|
|
Çırağan'ın kemerli kapısını ne yapmalı?
Hıncal Uluç'un trafik üzerine yazılarını ciddiye alanlardan biriyim. Trafik hayatımızın içine girmiş bir konu. Hele Türkiye'deki iğrenç ve çağdışı uygulamasıyla, hayatlarımızı da sürekli tehdit eden bir mevzu. Yalnızca son günlerin sorumsuzluk ve laubaliliğin neden olduğu korkunç kazalar, sanki bir korku filmi izlermişiz gibi değil mi? Bu bakımdan, çok okunan bir sütunda bunları sürekli yazmak, yanlışları sergilemek, sorumsuzları teşhir etmek, çok doğru gözüküyor. Ama Hıncal'ın geçen gün yazdığına katılmam mümkün değil. Ortaköy- Beşiktaş arası trafiği daraltan Çırağan Sarayı kemerini taşımayı öneriyor: Ordan alıp sarayın giriş kapısı olarak kullanarak... Bu mümkün değil, çünkü o kemer sadece bir süs elemanı değil. O kemerli kapı, aslında üstündeki yolla sarayı arkadaki bahçelere bağlıyor. Yani bir işlevi var, bir mimari bütünün parçası. Dolayısıyla taşınamaz.
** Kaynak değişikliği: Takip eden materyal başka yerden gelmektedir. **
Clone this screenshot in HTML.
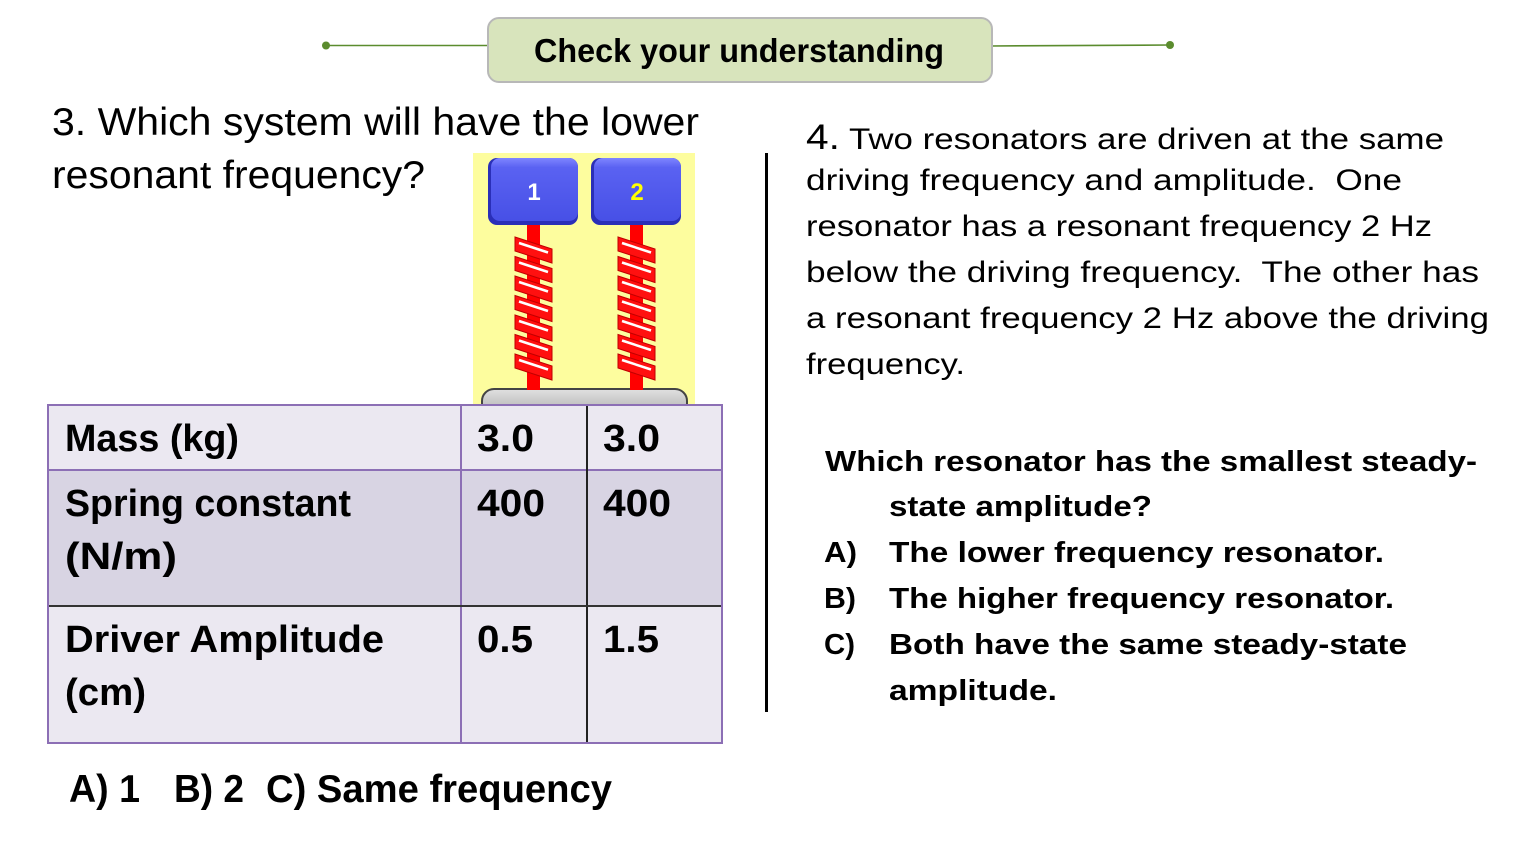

Tarihe büyük bir saygısızlığı göze almazsanız elbette... Ne yapalım, her eski kentte böyle noktalar vardır. Yapılacak olan, onları yok etmek değil, trafiği bunların etrafından akıtmak ve oralarda belli bir yavaşlamayı göze almaktır. Tarihin içinde yaşamanın bir bedelidir bu. Ve hiçbir tarihsel kentte de başka türlü çözümlenememiştir.